Flashes posts will appear in Bluesky and it will also support Bluesky direct messaging. An open testflight beta will begin next week, Vogelsang reveals on Bluesky.

What is Bluesky?

Bluesky started as an idea from Twitter founder Jack Dorsey who said he hoped to build a “decentralized” social network. While Bluesky was initially developed inside Twitter, it became an independent company in 2022 and is now primarily owned by CEO Jay Graber.

Bluesky launched as an invite-only beta app in early 2023, before opening its gates to everyone in February 2024. By then, the platform had attracted over three million users.

Bluesky is a decentralized social media app that has a similar look and feel to X. The platform also recently added features including direct messaging and video compatibility to more closely resemble X and distinguish itself from Threads.

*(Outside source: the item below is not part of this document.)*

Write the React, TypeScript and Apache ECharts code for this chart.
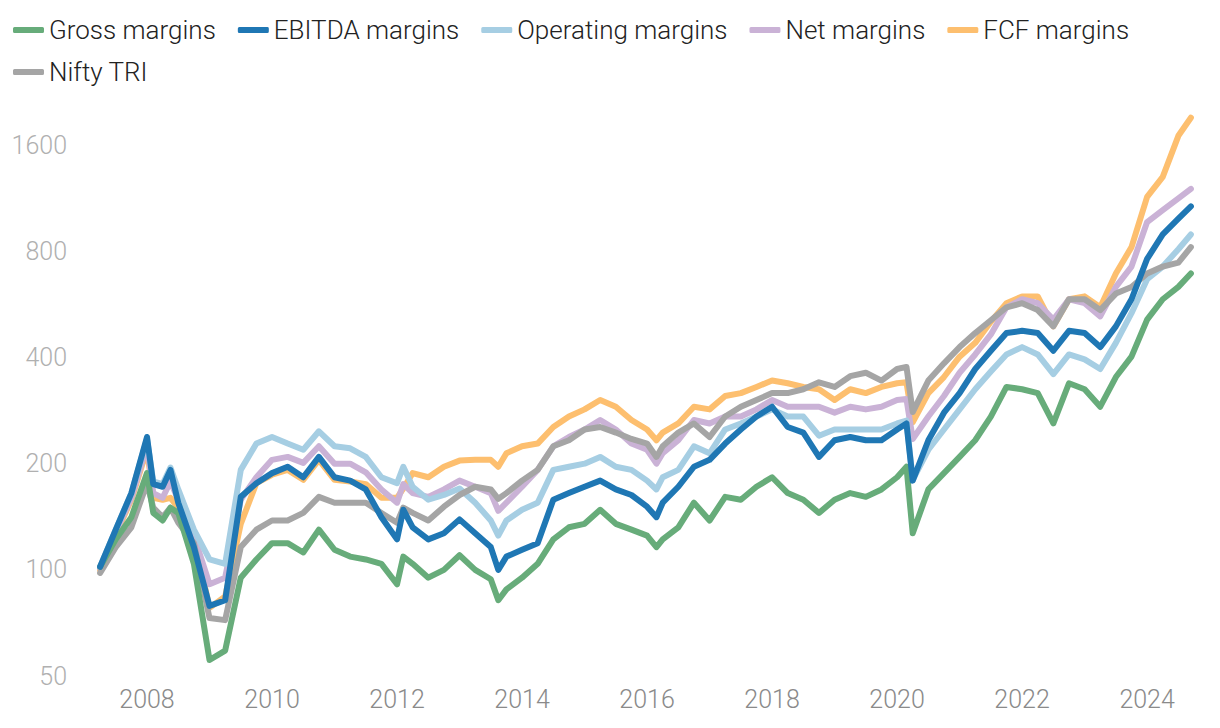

The app itself functions much like X, where a user can click a plus button to create a post of 256 characters, which can also include photos. Posts themselves can be replied to, retweeted, liked and from a three-dot menu, reported, shared via the iOS Share Sheet to other apps, or copied as text.

However, rather than having one “master algorithm,” Bluesky allows for a more personalized experience. By default, there are three main feeds: One shows accounts a user follows, another shows what their friends follow and a “discover” feed surfaces posts linked to their interests.

Bluesky allows users to reach beyond these three by developing their own customized algorithm for content such as cats, or only posts about photography. Because of this customization, Graber tells NPR there are more than 50,000 different Bluesky feeds available.

Shifting Social Media Landscape

As well as Musk’s takeover of Twitter driving users to alternative platforms like Bluesky, Meta CEO Mark Zuckerberg’s recently announced the company is removing fact checkers from Facebook, Instagram, and Threads to “reduce censorship” on the platforms — in a move that was widely seen as a pivot toward the incoming Donald Trump administration and scaring some Meta users away.

Earlier this week, PetaPixel reported on Instagram alternative Pixelfed: a decentralized, ad-free, and open-source platform, which aims to offer “a fresh take on photo sharing.” Pixelfed has been surging in popularity and also made the news when Meta labeled links to Pixelfed.social as “spam” and has been deleting them.

Then there is TikTok which is expected to be banned on Sunday and American users, fearing the worst, have begun moving over to another Chinese app called RedNote.